* [Listing]:
────
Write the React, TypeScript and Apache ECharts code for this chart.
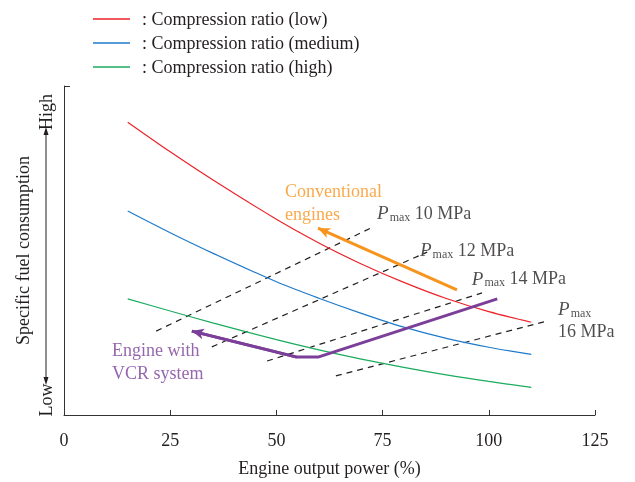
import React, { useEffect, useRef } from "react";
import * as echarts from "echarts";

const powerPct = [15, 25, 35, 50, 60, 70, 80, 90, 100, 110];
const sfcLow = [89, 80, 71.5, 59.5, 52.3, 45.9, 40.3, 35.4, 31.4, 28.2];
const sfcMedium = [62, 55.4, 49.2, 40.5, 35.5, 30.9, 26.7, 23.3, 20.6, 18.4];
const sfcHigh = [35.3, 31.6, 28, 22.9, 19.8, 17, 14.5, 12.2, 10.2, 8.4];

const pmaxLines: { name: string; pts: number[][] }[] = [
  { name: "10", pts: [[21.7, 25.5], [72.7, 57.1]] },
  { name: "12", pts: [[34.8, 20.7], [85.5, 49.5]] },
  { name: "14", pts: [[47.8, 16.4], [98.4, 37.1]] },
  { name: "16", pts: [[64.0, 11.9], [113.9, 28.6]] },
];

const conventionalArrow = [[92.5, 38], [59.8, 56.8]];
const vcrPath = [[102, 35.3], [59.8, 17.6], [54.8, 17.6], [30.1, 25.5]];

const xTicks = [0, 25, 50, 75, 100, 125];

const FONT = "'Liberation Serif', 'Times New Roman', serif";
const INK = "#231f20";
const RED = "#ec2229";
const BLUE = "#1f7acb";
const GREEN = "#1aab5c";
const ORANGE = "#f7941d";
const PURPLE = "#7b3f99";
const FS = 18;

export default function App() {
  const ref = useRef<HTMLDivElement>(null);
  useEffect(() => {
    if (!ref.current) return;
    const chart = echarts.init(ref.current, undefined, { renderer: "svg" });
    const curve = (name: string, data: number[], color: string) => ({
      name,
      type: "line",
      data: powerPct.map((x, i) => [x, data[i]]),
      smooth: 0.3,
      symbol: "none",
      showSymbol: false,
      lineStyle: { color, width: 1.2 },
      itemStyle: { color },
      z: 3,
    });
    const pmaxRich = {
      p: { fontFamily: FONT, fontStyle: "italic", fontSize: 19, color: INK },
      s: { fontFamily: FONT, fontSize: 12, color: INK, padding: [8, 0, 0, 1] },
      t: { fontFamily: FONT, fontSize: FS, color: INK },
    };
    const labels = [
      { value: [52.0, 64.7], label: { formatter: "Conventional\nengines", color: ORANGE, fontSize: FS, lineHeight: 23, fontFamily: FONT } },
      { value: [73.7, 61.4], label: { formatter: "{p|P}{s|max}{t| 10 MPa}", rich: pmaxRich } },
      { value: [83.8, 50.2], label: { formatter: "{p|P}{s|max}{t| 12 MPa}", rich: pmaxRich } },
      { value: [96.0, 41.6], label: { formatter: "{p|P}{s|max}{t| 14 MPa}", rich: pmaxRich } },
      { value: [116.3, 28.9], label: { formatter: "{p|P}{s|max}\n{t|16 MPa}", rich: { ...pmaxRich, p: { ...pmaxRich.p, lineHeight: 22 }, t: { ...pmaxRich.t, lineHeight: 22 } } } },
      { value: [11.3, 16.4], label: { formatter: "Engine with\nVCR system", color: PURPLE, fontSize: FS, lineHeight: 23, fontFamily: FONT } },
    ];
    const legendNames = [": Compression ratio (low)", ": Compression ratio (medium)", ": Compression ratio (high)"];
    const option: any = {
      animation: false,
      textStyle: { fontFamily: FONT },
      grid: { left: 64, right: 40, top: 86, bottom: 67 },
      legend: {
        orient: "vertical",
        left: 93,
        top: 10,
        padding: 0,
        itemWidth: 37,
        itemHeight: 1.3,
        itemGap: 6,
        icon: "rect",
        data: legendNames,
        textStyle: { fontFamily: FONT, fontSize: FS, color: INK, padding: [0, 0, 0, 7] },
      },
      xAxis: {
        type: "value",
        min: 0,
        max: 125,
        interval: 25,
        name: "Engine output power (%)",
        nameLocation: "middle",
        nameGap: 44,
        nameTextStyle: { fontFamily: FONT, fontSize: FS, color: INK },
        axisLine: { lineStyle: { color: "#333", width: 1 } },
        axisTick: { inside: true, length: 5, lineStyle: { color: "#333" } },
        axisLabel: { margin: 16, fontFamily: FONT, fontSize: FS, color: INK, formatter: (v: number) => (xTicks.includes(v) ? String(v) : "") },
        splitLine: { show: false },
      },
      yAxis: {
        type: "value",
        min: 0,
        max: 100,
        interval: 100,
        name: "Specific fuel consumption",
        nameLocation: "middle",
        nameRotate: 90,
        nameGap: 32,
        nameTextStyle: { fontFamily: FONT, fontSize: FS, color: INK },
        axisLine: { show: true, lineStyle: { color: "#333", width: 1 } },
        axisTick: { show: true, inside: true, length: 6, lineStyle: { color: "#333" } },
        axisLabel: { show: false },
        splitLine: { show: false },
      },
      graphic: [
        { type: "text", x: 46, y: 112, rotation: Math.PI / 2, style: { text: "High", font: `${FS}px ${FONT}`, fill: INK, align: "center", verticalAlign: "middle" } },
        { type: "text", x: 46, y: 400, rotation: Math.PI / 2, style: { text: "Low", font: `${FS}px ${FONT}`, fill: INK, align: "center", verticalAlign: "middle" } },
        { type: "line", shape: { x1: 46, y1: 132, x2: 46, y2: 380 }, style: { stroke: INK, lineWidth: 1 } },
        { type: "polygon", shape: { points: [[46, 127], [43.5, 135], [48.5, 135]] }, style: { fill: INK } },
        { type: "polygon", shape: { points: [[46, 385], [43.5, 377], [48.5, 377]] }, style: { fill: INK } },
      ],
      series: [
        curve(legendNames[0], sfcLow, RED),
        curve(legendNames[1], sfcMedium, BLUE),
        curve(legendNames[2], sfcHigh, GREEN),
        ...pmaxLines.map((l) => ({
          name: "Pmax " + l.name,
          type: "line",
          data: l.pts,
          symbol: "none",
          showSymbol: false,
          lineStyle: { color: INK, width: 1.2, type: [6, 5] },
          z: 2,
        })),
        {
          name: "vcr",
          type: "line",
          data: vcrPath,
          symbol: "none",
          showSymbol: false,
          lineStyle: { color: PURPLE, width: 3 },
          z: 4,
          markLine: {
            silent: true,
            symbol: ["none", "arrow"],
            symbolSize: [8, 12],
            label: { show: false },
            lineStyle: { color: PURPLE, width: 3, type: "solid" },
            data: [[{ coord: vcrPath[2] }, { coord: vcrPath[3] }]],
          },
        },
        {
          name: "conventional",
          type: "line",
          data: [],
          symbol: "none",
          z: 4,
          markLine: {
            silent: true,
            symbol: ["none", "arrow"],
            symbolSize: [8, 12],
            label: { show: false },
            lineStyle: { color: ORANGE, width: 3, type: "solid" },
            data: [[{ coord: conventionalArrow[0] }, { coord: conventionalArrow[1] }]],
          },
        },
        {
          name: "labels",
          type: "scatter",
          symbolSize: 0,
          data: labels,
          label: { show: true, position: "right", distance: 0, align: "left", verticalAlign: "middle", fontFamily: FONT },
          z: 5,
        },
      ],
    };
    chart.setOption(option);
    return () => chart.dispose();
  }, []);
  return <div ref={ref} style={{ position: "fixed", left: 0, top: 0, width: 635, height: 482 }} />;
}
────
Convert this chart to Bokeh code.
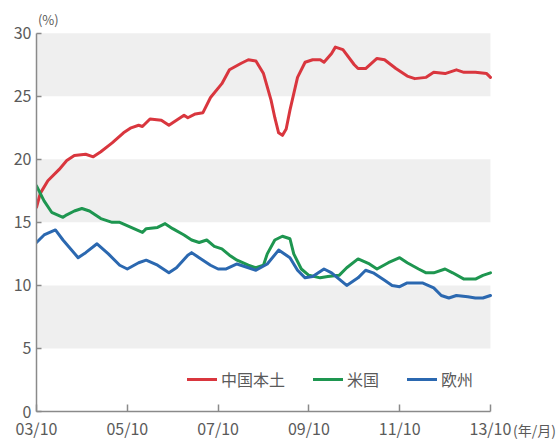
────
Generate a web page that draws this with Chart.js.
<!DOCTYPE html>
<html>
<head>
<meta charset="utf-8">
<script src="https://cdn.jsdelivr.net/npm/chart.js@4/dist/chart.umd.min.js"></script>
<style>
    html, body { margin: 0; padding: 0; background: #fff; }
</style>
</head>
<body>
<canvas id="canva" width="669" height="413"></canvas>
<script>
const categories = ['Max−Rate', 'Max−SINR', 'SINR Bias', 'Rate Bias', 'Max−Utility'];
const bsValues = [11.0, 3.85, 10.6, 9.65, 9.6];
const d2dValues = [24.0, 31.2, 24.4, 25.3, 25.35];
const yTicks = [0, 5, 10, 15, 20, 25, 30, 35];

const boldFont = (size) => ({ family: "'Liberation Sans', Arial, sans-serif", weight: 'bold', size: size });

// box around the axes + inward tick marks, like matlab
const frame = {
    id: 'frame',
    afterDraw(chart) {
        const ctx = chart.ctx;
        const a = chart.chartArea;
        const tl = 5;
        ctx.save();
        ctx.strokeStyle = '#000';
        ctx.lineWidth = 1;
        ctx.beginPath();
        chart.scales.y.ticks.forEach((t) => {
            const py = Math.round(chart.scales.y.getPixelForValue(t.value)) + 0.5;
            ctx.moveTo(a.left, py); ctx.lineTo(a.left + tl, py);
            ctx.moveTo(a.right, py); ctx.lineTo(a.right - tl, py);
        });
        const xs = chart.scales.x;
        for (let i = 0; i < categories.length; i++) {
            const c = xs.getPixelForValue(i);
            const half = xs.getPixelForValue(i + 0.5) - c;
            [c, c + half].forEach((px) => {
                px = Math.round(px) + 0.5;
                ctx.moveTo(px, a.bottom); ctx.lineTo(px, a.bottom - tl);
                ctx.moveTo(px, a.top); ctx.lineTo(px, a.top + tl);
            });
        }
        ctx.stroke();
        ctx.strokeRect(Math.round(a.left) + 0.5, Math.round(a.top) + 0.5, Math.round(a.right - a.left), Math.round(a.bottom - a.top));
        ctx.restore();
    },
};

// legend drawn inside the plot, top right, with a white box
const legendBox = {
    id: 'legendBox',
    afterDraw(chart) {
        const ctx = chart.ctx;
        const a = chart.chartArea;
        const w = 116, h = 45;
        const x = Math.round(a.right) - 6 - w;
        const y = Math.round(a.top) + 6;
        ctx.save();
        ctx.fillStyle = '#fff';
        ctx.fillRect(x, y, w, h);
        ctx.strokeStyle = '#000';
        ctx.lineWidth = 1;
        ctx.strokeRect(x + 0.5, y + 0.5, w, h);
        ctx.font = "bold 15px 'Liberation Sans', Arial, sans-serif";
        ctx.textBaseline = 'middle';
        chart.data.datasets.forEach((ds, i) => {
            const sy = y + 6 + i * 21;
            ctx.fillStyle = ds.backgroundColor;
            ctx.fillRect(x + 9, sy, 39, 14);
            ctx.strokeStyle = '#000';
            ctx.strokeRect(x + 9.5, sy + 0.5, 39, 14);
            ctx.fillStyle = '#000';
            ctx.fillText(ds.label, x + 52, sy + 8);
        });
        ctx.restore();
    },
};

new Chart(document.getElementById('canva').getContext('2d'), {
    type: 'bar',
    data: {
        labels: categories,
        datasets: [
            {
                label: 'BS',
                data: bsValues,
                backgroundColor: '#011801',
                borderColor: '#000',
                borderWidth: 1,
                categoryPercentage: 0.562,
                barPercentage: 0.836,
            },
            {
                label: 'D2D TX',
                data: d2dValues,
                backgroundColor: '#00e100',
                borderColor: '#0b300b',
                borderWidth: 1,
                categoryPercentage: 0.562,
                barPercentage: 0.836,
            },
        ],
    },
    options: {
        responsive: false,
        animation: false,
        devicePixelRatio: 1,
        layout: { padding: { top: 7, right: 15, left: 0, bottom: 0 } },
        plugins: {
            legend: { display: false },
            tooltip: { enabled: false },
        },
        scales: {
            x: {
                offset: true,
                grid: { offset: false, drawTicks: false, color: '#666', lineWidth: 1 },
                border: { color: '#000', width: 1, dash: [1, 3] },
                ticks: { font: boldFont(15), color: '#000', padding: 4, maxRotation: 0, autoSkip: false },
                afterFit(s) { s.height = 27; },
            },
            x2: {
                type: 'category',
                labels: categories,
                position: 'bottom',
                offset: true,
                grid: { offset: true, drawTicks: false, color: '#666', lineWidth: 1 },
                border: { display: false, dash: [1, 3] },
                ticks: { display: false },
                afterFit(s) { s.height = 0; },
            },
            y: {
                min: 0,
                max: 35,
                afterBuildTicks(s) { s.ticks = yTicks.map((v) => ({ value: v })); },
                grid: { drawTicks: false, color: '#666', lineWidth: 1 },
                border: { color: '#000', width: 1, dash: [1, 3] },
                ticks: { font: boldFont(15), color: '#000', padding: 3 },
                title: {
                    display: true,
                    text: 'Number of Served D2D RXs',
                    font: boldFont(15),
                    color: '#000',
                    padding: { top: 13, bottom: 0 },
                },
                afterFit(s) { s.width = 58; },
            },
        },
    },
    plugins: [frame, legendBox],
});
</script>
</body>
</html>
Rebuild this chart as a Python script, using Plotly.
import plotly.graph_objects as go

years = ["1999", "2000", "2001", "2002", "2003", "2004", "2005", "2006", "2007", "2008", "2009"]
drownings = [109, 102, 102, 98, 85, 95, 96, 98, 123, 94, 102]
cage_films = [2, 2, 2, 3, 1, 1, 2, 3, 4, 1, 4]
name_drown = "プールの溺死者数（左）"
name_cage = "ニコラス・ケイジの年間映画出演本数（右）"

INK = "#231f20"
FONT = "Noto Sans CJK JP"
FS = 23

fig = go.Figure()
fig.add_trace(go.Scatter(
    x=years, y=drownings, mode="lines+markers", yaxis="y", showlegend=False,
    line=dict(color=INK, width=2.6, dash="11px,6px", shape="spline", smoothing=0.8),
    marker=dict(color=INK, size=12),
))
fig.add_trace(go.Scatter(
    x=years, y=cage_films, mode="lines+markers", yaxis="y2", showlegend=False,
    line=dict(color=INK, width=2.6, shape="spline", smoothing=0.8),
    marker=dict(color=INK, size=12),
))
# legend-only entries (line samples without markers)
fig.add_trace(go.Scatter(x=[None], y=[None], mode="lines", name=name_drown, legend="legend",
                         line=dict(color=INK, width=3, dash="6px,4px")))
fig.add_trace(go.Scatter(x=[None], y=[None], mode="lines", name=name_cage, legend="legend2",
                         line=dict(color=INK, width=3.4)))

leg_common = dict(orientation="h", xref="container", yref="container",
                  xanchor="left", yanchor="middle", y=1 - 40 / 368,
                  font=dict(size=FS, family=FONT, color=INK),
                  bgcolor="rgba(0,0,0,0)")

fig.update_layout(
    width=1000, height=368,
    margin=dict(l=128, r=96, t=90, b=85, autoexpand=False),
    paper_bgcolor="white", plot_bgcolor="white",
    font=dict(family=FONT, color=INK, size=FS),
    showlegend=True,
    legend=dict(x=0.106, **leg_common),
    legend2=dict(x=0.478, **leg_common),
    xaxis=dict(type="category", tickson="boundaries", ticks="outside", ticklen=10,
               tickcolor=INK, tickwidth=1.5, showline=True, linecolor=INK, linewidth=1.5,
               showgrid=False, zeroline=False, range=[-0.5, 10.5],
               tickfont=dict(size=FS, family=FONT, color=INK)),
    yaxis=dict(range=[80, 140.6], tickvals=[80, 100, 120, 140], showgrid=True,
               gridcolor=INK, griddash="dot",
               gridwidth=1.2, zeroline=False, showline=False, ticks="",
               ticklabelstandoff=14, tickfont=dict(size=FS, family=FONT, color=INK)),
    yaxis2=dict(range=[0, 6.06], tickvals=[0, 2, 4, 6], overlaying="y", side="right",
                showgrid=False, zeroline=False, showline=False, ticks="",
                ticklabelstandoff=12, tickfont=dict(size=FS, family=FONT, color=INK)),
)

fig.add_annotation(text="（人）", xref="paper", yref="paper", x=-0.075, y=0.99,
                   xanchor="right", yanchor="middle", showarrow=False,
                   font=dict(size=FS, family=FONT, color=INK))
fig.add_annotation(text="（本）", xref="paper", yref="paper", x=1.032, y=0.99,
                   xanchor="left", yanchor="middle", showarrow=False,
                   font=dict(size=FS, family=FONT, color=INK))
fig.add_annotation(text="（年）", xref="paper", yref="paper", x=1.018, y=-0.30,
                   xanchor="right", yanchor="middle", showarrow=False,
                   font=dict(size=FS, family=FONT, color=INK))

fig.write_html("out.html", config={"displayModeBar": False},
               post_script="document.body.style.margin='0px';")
────
* [The request]: In the listing above, find the line with "Write the React, TypeScript" and the line with "const xTicks = [0, 25, 50, 75, 100, 125];". Copy both of them and every line between, exactly, but not the pictures.

* [Answer to this task]:
Write the React, TypeScript and Apache ECharts code for this chart.
import React, { useEffect, useRef } from "react";
import * as echarts from "echarts";

const powerPct = [15, 25, 35, 50, 60, 70, 80, 90, 100, 110];
const sfcLow = [89, 80, 71.5, 59.5, 52.3, 45.9, 40.3, 35.4, 31.4, 28.2];
const sfcMedium = [62, 55.4, 49.2, 40.5, 35.5, 30.9, 26.7, 23.3, 20.6, 18.4];
const sfcHigh = [35.3, 31.6, 28, 22.9, 19.8, 17, 14.5, 12.2, 10.2, 8.4];

const pmaxLines: { name: string; pts: number[][] }[] = [
  { name: "10", pts: [[21.7, 25.5], [72.7, 57.1]] },
  { name: "12", pts: [[34.8, 20.7], [85.5, 49.5]] },
  { name: "14", pts: [[47.8, 16.4], [98.4, 37.1]] },
  { name: "16", pts: [[64.0, 11.9], [113.9, 28.6]] },
];

const conventionalArrow = [[92.5, 38], [59.8, 56.8]];
const vcrPath = [[102, 35.3], [59.8, 17.6], [54.8, 17.6], [30.1, 25.5]];

const xTicks = [0, 25, 50, 75, 100, 125];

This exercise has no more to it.